How Misinformation Harms the Lives of Those Who Are Affected by It

Preconceived judgments and attacks on social media are contrary to what is expected of Christian behavior

Commentary | Brazil | Anne Seixas

"What do you think about that person?" asks José. 

"I don't know him, but I've heard terrible things", answers Henrique. 

The previous dialogue did not actually take place, but it is likely you have already found yourself in a similar situation. It is common, especially in a period marked by the rise of social networks, for a multitude of information about public people or even your classmate or workmate to be disseminated. However, in addition to the fact that many of these alleged facts are not necessarily true, they can cause irreparable damage. 

Krislane Matias, Master in Anthropology from the University of Brasília, says, "We see the world from our own culture, which works as a lens through which we make sense [of] and understand the world, and therefore we tend to value our own customs." According to her, however, it is necessary to live with diversity without wanting to impose one's own values ​​and norms as a rule of life. 

Reality or Assumption 

It can be difficult to separate personal views from real facts. In the internet age, everything spreads at the speed of a click, forwarding to a group of friends. However, this can be a habit capable of destroying an individual's image and mental health. 
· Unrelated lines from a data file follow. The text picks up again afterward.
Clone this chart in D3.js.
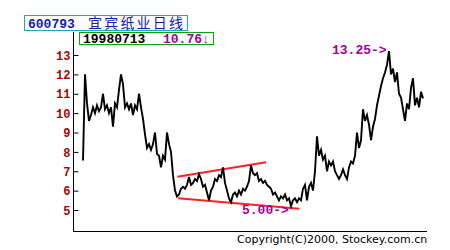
<!DOCTYPE html>
<html><head><meta charset="utf-8">
<script src="https://cdn.jsdelivr.net/npm/d3@7"></script>
<style>
html,body{margin:0;padding:0;background:#fff;}
svg{display:block;}
</style></head>
<body>
<svg id="chart" width="450" height="250"></svg>
<script>
// ---- data ----
const stockCode = "600793";
const stockName = "宜宾纸业日线";
const lastDate = "19980713";
const lastPrice = "10.76↓";
const yTicks = [5, 6, 7, 8, 9, 10, 11, 12, 13];
const closes = [
  7.55, 12.0, 10.5, 9.6, 9.9, 10.3, 10.0, 10.4, 10.1, 10.3,
  11.0, 10.2, 10.4, 10.0, 10.3, 9.3, 10.5, 10.3, 11.2, 12.0,
  11.5, 10.3, 10.5, 10.2, 10.5, 9.9, 10.4, 10.2, 11.0, 10.3,
  9.7, 8.9, 8.2, 8.4, 8.1, 8.4, 9.0, 7.9, 7.8, 7.2,
  7.8, 7.6, 9.0, 8.4, 8.0, 6.8, 6.0, 5.7, 5.8, 6.1,
  6.2, 6.1, 6.3, 6.7, 6.3, 6.4, 6.6, 6.5, 6.85, 6.6,
  6.2, 6.3, 5.9, 5.5, 6.0, 6.2, 6.6, 6.5, 6.8, 6.7,
  7.2, 6.4, 6.0, 5.6, 5.4, 5.8, 5.9, 5.7, 6.0, 5.8,
  6.1, 6.0, 6.2, 6.5, 7.3, 6.9, 6.8, 6.9, 6.5, 6.6,
  6.4, 6.5, 6.3, 6.2, 6.1, 5.8, 5.9, 5.7, 5.5, 5.7,
  5.6, 5.8, 5.5, 5.6, 5.2, 5.5, 5.6, 5.4, 5.6, 5.5,
  6.1, 6.3, 5.5, 6.2, 6.4, 6.0, 7.0, 8.8, 7.8, 8.1,
  7.6, 7.8, 7.0, 7.5, 7.3, 7.5, 7.0, 6.8, 6.6, 6.8,
  7.1, 6.8, 6.6, 7.2, 7.5, 7.4, 7.8, 9.0, 8.2, 8.6,
  10.2, 9.6, 9.9, 9.4, 8.6, 9.3, 9.7, 10.4, 10.9, 11.4,
  11.8, 12.1, 12.5, 13.2, 12.0, 12.3, 11.6, 12.1, 11.0, 10.8,
  10.2, 9.6, 10.5, 10.2, 11.3, 11.8, 10.4, 10.8, 10.3, 11.1,
  10.76
];
// trend lines: [index, price]
const upperTrend = [[47.2, 6.72], [91.5, 7.47]];
const lowerTrend = [[47.6, 5.61], [108.2, 5.06]];
const highLabel = "13.25->";
const lowLabel = "5.00->";
const copyright = "Copyright(C)2000, Stockey.com.cn";

// ---- drawing ----
const svg = d3.select("#chart");
svg.append("rect").attr("width", 450).attr("height", 250).attr("fill", "#fff");

const x = d3.scaleLinear().domain([0, closes.length - 1]).range([83, 423]);
const y = d3.scaleLinear().domain([5, 13]).range([210, 55]);

const mono = "'Liberation Mono','DejaVu Sans Mono',monospace";

// axes lines
svg.append("line").attr("x1", 73.5).attr("x2", 73.5).attr("y1", 32).attr("y2", 231.5)
  .attr("stroke", "#000").attr("stroke-width", 1);
svg.append("line").attr("x1", 73).attr("x2", 427).attr("y1", 231.5).attr("y2", 231.5)
  .attr("stroke", "#000").attr("stroke-width", 1);

// y axis ticks via d3 axis
const yAxis = d3.axisRight(y).tickValues(yTicks).tickSize(5).tickFormat(d3.format("d"));
const gy = svg.append("g").attr("transform", "translate(73.5,0)").call(yAxis);
gy.select(".domain").remove();
gy.selectAll(".tick line").attr("stroke", "#000");
gy.selectAll(".tick text")
  .attr("x", -3).attr("text-anchor", "end").attr("dy", "0.35em")
  .attr("fill", "#b00000")
  .style("font-family", mono).style("font-weight", "bold").style("font-size", "12px");

// trend lines
const lineGen = d3.line().x(d => x(d[0])).y(d => y(d[1]));
[upperTrend, lowerTrend].forEach(t => {
  svg.append("path").attr("d", lineGen(t)).attr("fill", "none")
    .attr("stroke", "#ff2020").attr("stroke-width", 2);
});

// price line
const priceLine = d3.line().x((d, i) => x(i)).y(d => y(d));
svg.append("path").datum(closes).attr("d", priceLine)
  .attr("fill", "none").attr("stroke", "#000").attr("stroke-width", 1.9)
  .attr("stroke-linejoin", "miter");

// annotations
svg.append("text").attr("x", 332).attr("y", 54).text(highLabel)
  .attr("fill", "#a000a0").style("font-family", mono).style("font-weight", "bold").style("font-size", "13px");
svg.append("text").attr("x", 242).attr("y", 214).text(lowLabel)
  .attr("fill", "#a000a0").style("font-family", mono).style("font-weight", "bold").style("font-size", "13px");

// title box
svg.append("rect").attr("x", 24.5).attr("y", 15.5).attr("width", 163).attr("height", 15)
  .attr("fill", "#fff").attr("stroke", "#20a8b8").attr("stroke-width", 1);
svg.append("text").attr("x", 28).attr("y", 27.5).text(stockCode)
  .attr("fill", "#1020b0").style("font-family", mono).style("font-weight", "bold").style("font-size", "13px");
svg.append("text").attr("x", 88).attr("y", 28).text(stockName)
  .attr("fill", "#1020b0").attr("textLength", 95).attr("lengthAdjust", "spacing")
  .style("font-family", "'Noto Sans CJK SC',sans-serif").style("font-size", "14px");

// date box
svg.append("rect").attr("x", 79.5).attr("y", 32.5).attr("width", 134).attr("height", 12)
  .attr("fill", "#fff").attr("stroke", "#10a010").attr("stroke-width", 1);
svg.append("text").attr("x", 83).attr("y", 42.5).text(lastDate)
  .attr("fill", "#000").style("font-family", mono).style("font-weight", "bold").style("font-size", "13px");
svg.append("text").attr("x", 163).attr("y", 42.5).text(lastPrice)
  .attr("fill", "#a000a0").style("font-family", mono).style("font-weight", "bold").style("font-size", "13px");

// copyright
svg.append("text").attr("x", 237).attr("y", 243).text(copyright)
  .attr("fill", "#000").style("font-family", "'DejaVu Sans',sans-serif").style("font-size", "11px");
</script>
</body></html>
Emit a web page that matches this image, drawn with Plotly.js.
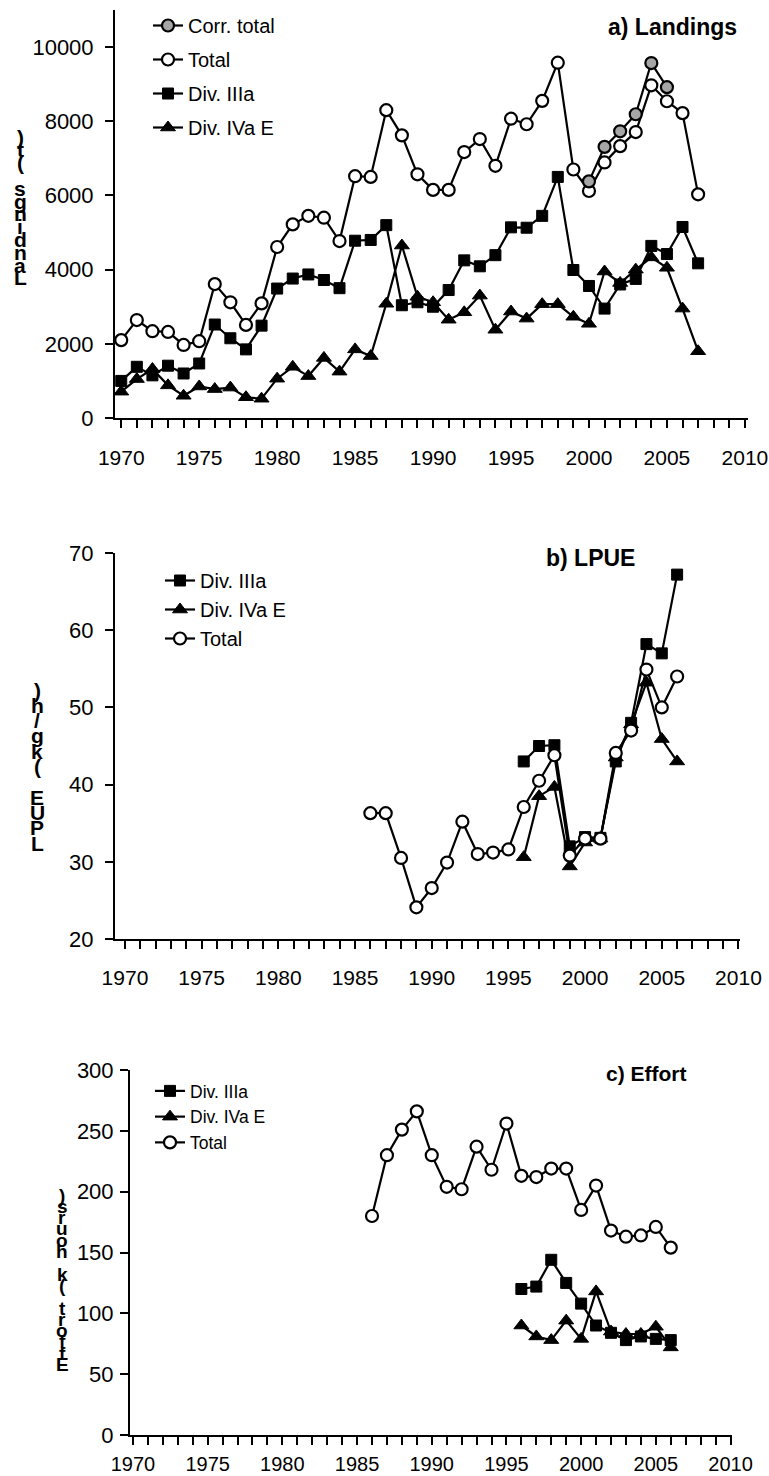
<!DOCTYPE html>
<html>
<head>
<meta charset="utf-8">
<script src="https://cdn.plot.ly/plotly-3.0.1.min.js"></script>
<style>html,body{margin:0;padding:0;background:#fff}#chart{width:769px;height:1476px}</style>
</head>
<body>
<div id="chart"></div>
<script>
// ---------- DATA ----------
const landYears = [1970,1971,1972,1973,1974,1975,1976,1977,1978,1979,1980,1981,1982,1983,1984,1985,1986,1987,1988,1989,1990,1991,1992,1993,1994,1995,1996,1997,1998,1999,2000,2001,2002,2003,2004,2005,2006,2007];
const landTotal = [2100,2640,2340,2320,1970,2070,3610,3120,2510,3090,4610,5220,5450,5400,4770,6520,6500,8300,7620,6570,6150,6150,7170,7520,6800,8070,7920,8550,9580,6700,6120,6890,7330,7710,8970,8540,8220,6030];
const landDivIIIa = [1000,1380,1150,1410,1200,1470,2520,2150,1850,2490,3490,3760,3870,3720,3500,4780,4800,5200,3040,3120,3000,3450,4250,4090,4390,5140,5130,5450,6500,3990,3560,2950,3600,3750,4640,4420,5150,4170];
const landDivIVaE = [710,1050,1320,880,600,850,780,820,560,520,1060,1380,1130,1620,1250,1850,1670,3080,4650,3270,3120,2650,2850,3300,2380,2870,2680,3070,3070,2730,2540,3950,3640,4000,4330,4050,2950,1800];
const corrYears = [2000,2001,2002,2003,2004,2005];
const corrTotal = [6380,7310,7730,8190,9570,8920];

const lpueTotalYears = [1986,1987,1988,1989,1990,1991,1992,1993,1994,1995,1996,1997,1998,1999,2000,2001,2002,2003,2004,2005,2006];
const lpueTotal = [36.3,36.3,30.5,24.1,26.6,29.9,35.2,31.0,31.2,31.6,37.1,40.5,43.8,30.8,33.0,33.0,44.1,47.0,54.9,50.0,54.0];
const lpueDivYears = [1996,1997,1998,1999,2000,2001,2002,2003,2004,2005,2006];
const lpueDivIIIa = [43.0,45.0,45.1,32.0,33.2,33.1,43.0,48.0,58.2,57.0,67.2];
const lpueDivIVaE = [30.6,38.5,39.7,29.4,32.5,33.0,43.5,47.8,53.2,45.9,43.0];

const effortTotalYears = [1986,1987,1988,1989,1990,1991,1992,1993,1994,1995,1996,1997,1998,1999,2000,2001,2002,2003,2004,2005,2006];
const effortTotal = [180,230,251,266,230,204,202,237,218,256,213,212,219,219,185,205,168,163,164,171,154];
const effortDivYears = [1996,1997,1998,1999,2000,2001,2002,2003,2004,2005,2006];
const effortDivIIIa = [120,122,144,125,108,90,84,78,81,79,78];
const effortDivIVaE = [90,81,78,94,79,118,85,83,83,89,72];

const xTickVals = [1970,1975,1980,1985,1990,1995,2000,2005,2010];
const panelTitles = ["a) Landings","b) LPUE","c) Effort"];
const yTitles = ["Landings (t)","LPUE (kg/h)","Effort (k hours)"];
const seriesNames = {corr:"Corr. total", total:"Total", iiia:"Div. IIIa", ivae:"Div. IVa E"};

// ---------- STYLE ----------
const W = 769, H = 1476;
const px = x => x / W;
const py = y => 1 - y / H;
const FONT = '"Liberation Sans",Arial,sans-serif';

const mOpen = {symbol:'circle', size:12, color:'#ffffff', line:{color:'#000', width:2.2}};
const mCorr = {symbol:'circle', size:12, color:'#a6a6a6', line:{color:'#000', width:2.2}};
const mSq = {symbol:'square', size:11, color:'#000', line:{color:'#000', width:1}};
const mTri = {symbol:'triangle-up', size:13, color:'#000', line:{color:'#000', width:1}};
const ln = {color:'#000', width:2.2};

function tr(x, y, name, marker, xa, ya, leg, rank) {
  return {x, y, name, type:'scatter', mode:'lines+markers', line:ln, marker,
          xaxis:xa, yaxis:ya, legend:leg, legendrank:rank, legendgroup:leg+name, cliponaxis:false};
}

const data = [
  tr(landYears, landDivIVaE, seriesNames.ivae, mTri, 'x', 'y', 'legend', 4),
  tr(landYears, landDivIIIa, seriesNames.iiia, mSq, 'x', 'y', 'legend', 3),
  tr(landYears, landTotal, seriesNames.total, mOpen, 'x', 'y', 'legend', 2),
  tr(corrYears, corrTotal, seriesNames.corr, mCorr, 'x', 'y', 'legend', 1),

  tr(lpueDivYears, lpueDivIVaE, seriesNames.ivae, mTri, 'x2', 'y2', 'legend2', 2),
  tr(lpueDivYears, lpueDivIIIa, seriesNames.iiia, mSq, 'x2', 'y2', 'legend2', 1),
  tr(lpueTotalYears, lpueTotal, seriesNames.total, mOpen, 'x2', 'y2', 'legend2', 3),

  tr(effortDivYears, effortDivIVaE, seriesNames.ivae, mTri, 'x3', 'y3', 'legend3', 2),
  tr(effortDivYears, effortDivIIIa, seriesNames.iiia, mSq, 'x3', 'y3', 'legend3', 1),
  tr(effortTotalYears, effortTotal, seriesNames.total, mOpen, 'x3', 'y3', 'legend3', 3)
];

const axBase = {showgrid:false, zeroline:false, showline:true, linecolor:'#000', linewidth:2,
  ticks:'outside', ticklen:8, tickwidth:2, tickcolor:'#000', ticklabeloverflow:'allow',
  tickfont:{family:FONT, size:21, color:'#000'}, fixedrange:true};

function xAx(domain, range, anchor, standoff, fs) {
  return Object.assign({}, axBase, {domain, range, anchor, tickmode:'array', tickvals:xTickVals,
    ticklabelstandoff:standoff, tickfont:{family:FONT, size:fs, color:'#000'},
    minor:{tickmode:'linear', tick0:1970, dtick:1, ticks:'outside', ticklen:8, tickwidth:2, tickcolor:'#000', showgrid:false}});
}
function yAx(domain, range, dtick, anchor, standoff) {
  return Object.assign({}, axBase, {domain, range, anchor, tickmode:'linear', tick0:0, dtick,
    tickformat:'d', ticklabelstandoff:standoff, tickfont:{family:FONT, size:22, color:'#000'}});
}

const legBase = {bgcolor:'rgba(0,0,0,0)', borderwidth:0, xanchor:'left', yanchor:'top',
  traceorder:'grouped', itemwidth:30};

const annotations = [];
const titlePos = [[739, 27, 23], [637, 558, 23], [689, 1073, 21]];
panelTitles.forEach((t, i) => annotations.push({text:'<b>'+t+'</b>', xref:'paper', yref:'paper',
  x:px(titlePos[i][0]), y:py(titlePos[i][1]), xanchor:'right', yanchor:'middle', showarrow:false,
  font:{family:FONT, size:titlePos[i][2], color:'#000'}}));

// vertical stacked (reversed) axis titles, as drawn in the reference
const yTitleLayout = [[20, 137, 12.8, 21], [37, 690, 15.3, 21], [62, 1195, 11.3, 19]];
yTitles.forEach((t, i) => {
  const chars = t.split('').reverse();
  const [cx, y0, step, fs] = yTitleLayout[i];
  chars.forEach((c, k) => {
    if (c === ' ') return;
    annotations.push({text:'<b>'+c+'</b>', xref:'paper', yref:'paper', x:px(cx), y:py(y0 + k*step),
      xanchor:'center', yanchor:'middle', showarrow:false,
      font:{family:FONT, size:fs, color:'#000'}});
  });
});

const layout = {
  width:W, height:H, margin:{l:0, r:0, t:0, b:0}, paper_bgcolor:'#fff', plot_bgcolor:'rgba(0,0,0,0)',
  showlegend:true,
  xaxis: xAx([px(115), px(748)], [1969.6, 2010.2], 'y', 12, 21),
  yaxis: yAx([py(418), py(10)], [0, 11000], 2000, 'x', 7),
  xaxis2: xAx([px(115), px(740)], [1969.35, 2010.1], 'y2', 11, 21),
  yaxis2: yAx([py(939), py(553)], [20, 70], 10, 'x2', 7),
  xaxis3: xAx([px(130), px(732)], [1969.8, 2010.1], 'y3', 2, 20),
  yaxis3: yAx([py(1435), py(1070)], [0, 300], 50, 'x3', 2),
  legend: Object.assign({}, legBase, {x:px(148), y:py(6), tracegroupgap:5, font:{family:FONT, size:20, color:'#000'}}),
  legend2: Object.assign({}, legBase, {x:px(160), y:py(561), tracegroupgap:0, font:{family:FONT, size:20, color:'#000'}}),
  legend3: Object.assign({}, legBase, {x:px(150), y:py(1073), tracegroupgap:0, font:{family:FONT, size:17.5, color:'#000'}}),
  annotations
};
Plotly.newPlot('chart', data, layout, {displayModeBar:false, staticPlot:true});
</script>
</body>
</html>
João José Forni, journalist and specialist in reputation management, explains the following: "There is no doubt that we live today in a world in which the liberality, I would say, of writing posts on social networks with a minimum of care and without filters allows people to spread 'fake news' very easily, which is always a reputational threat." 

With that said, it's not just on the internet that gossip and comments can be harmful. In the offline world, spreading a private fact, true or false, can bring great suffering to those exposed. 

Luisa* was going to be a major life changer, but she wasn't ready to share it with people outside her inner circle. She took all possible precautions to keep the fact private, but even so, information was leaked. "I felt my intimacy was violated. I was going through many challenges, and seeing my life exposed so abruptly was a blow to my emotional health. In addition, decisions about my life were up to me and not to third parties", she vented. 

Irreparable Damage 

The consequences of situations like this can be many. For public people, it can damage their image and, depending on the case, their professional, personal, and financial lives. For Forni, "Untrue news can permanently tarnish a person's reputation, and it is sometimes difficult to repair this damage or blemish on the image, even if the person has a good reputation." 

Behind every profile on a social network, there is also a human being with vulnerabilities and sufferings. Digital advertising agency Mutato published research that shows that between 2019 and 2020 alone, the word "cancellation" was mentioned 20,000 times. In 2021, the number rose to 60,000.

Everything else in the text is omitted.